Thanks to Reorte for explaining  the concept of average speed. No one is going to redesign the WHL for the sake of some poorly run steam trains. Tourists will travel the line with or without a steam loco.

 

Either WCRC meet the requirements for full railway operation (as against heritage lines) or they don't and they don't run the trains. The bigger issue is the reputational damage this does to the wider heritage sector due to one company, at a time when many heritage lines are struggling financially. Neither Scotrail nor Network Rail, or indeed the ORR, will have appetite for spending their limited time and money trying to facilitate a rail operator who has decided they can't or won't comply with the requirements to operate. And if one heritage outfit takes the p1ss at a time when the ORR appears less than favourably disposed to heritage operations it will not end well for the sector. There have been a number of collisions and incidents on heritage lines in recent years and I can sympathise with a rail safety professional wondering why it is granting exemptions etc to a sector that keeps breaking the rules and causing problems on the proper railway.

 

It should also be noted that any profit making heritage/steam etc railway or operator that employs people is subject to the full extent of safety law, the only heritage operations that have partial exemptions are those entirely run by volunteers.

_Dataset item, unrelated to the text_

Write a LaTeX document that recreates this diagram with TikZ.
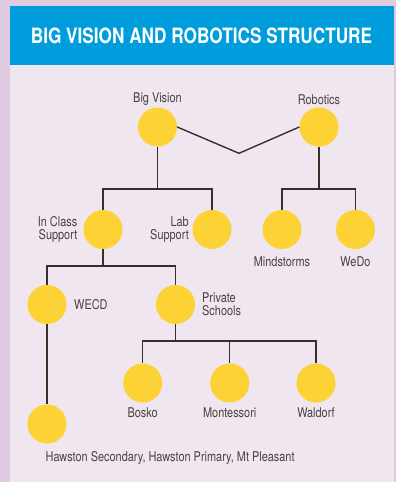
\documentclass[tikz,border=0pt]{standalone}
\usepackage{fontspec}
\setmainfont{TeX Gyre Heros}[FakeStretch=0.815]
\definecolor{outerbg}{HTML}{DFCAE1}
\definecolor{panelbg}{HTML}{EFE6F0}
\definecolor{headblue}{HTML}{009DDD}
\definecolor{dot}{HTML}{FDD235}
\definecolor{ink}{HTML}{4A403C}
\definecolor{wire}{HTML}{3A2E2A}
\begin{document}
\begin{tikzpicture}[x=1pt,y=-1pt,
  dotnode/.style={circle,fill=dot,minimum size=39pt,inner sep=0pt},
  lbl/.style={text=ink,inner sep=0pt,font=\fontsize{13.4}{12.6}\selectfont},
  wireline/.style={draw=wire,line width=1.4pt}]
\fill[outerbg] (0,0) rectangle (396,482);
\useasboundingbox (0,0) rectangle (396,482);
\fill[panelbg] (10,6) rectangle (394,482);
\fill[headblue] (10,6) rectangle (394,65);
\node[text=white,inner sep=0pt,font=\fontsize{21.1}{21.1}\selectfont\bfseries] (title) at (201.5,36) {BIG VISION AND ROBOTICS STRUCTURE};
% circles
\node[dotnode] (bv) at (157.5,127) {};
\node[dotnode] (rob) at (319,127) {};
\node[dotnode] (ics) at (103,229.5) {};
\node[dotnode] (lab) at (212,229.5) {};
\node[dotnode] (mind) at (282,229.5) {};
\node[dotnode] (wedo) at (355.5,229.5) {};
\node[dotnode] (wecd) at (47,304.5) {};
\node[dotnode] (ps) at (175.5,304.5) {};
\node[dotnode] (bosko) at (142.7,383) {};
\node[dotnode] (mont) at (229.7,383) {};
\node[dotnode] (wald) at (316,383) {};
\node[dotnode] (haw) at (47,424) {};
% labels
\node[lbl] (bvl) at (157.5,99.5) {Big Vision};
\node[lbl] (robl) at (319,99.5) {Robotics};
\node[lbl,anchor=east,align=right] (icsl) at (77.5,229.5) {In Class\\Support};
\node[lbl,anchor=east,align=right] (labl) at (189,229.5) {Lab\\Support};
\node[lbl] (mindl) at (282,261.5) {Mindstorms};
\node[lbl] (wedol) at (355.5,261.5) {WeDo};
\node[lbl,anchor=west] (wecdl) at (74,304.5) {WECD};
\node[lbl,anchor=west,align=left] (psl) at (202,304.5) {Private\\Schools};
\node[lbl] (boskol) at (142.7,412.5) {Bosko};
\node[lbl] (montl) at (229.7,412.5) {Montessori};
\node[lbl] (waldl) at (316,412.5) {Waldorf};
\node[lbl,anchor=west] (hawl) at (45.5,457.5) {Hawston Secondary, Hawston Primary, Mt Pleasant};
% junctions
\coordinate (v) at (239,153.3);
\coordinate (j1) at (157.5,189);
\coordinate (j4) at (319,189);
\coordinate (j2) at (103,266);
\coordinate (j3) at (175.5,341);
% connectors
\draw[wireline] (bv.east) -- (v) -- (rob.west);
\draw[wireline] (bv) -- (j1);
\draw[wireline] (j1) -| (ics);
\draw[wireline] (j1) -| (lab);
\draw[wireline] (rob) -- (j4);
\draw[wireline] (j4) -| (mind);
\draw[wireline] (j4) -| (wedo);
\draw[wireline] (ics) -- (j2);
\draw[wireline] (j2) -| (wecd);
\draw[wireline] (j2) -| (ps);
\draw[wireline] (ps) -- (j3);
\draw[wireline] (j3) -| (bosko);
\draw[wireline] (j3) -| (mont);
\draw[wireline] (j3) -| (wald);
\draw[wireline] (wecd) -- (haw);
\end{tikzpicture}
\end{document}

WCRC is definitely not in that category.

 

https://www.orr.gov.uk/about/who-we-work-with/railway-networks/minor-heritage-railways

As I explained previously there is huge range of safety related regulations and law which apply to S all heritage/leisure railways (above the minimum gauge stup ipulated in some legislation.  But in addition certain law still applies to all such railways irrespective of gauge.

 

Just look at the links I gave to see what has happened in terms of enforcement in respect of things, such as workshops and buildings, not directly related to train movements.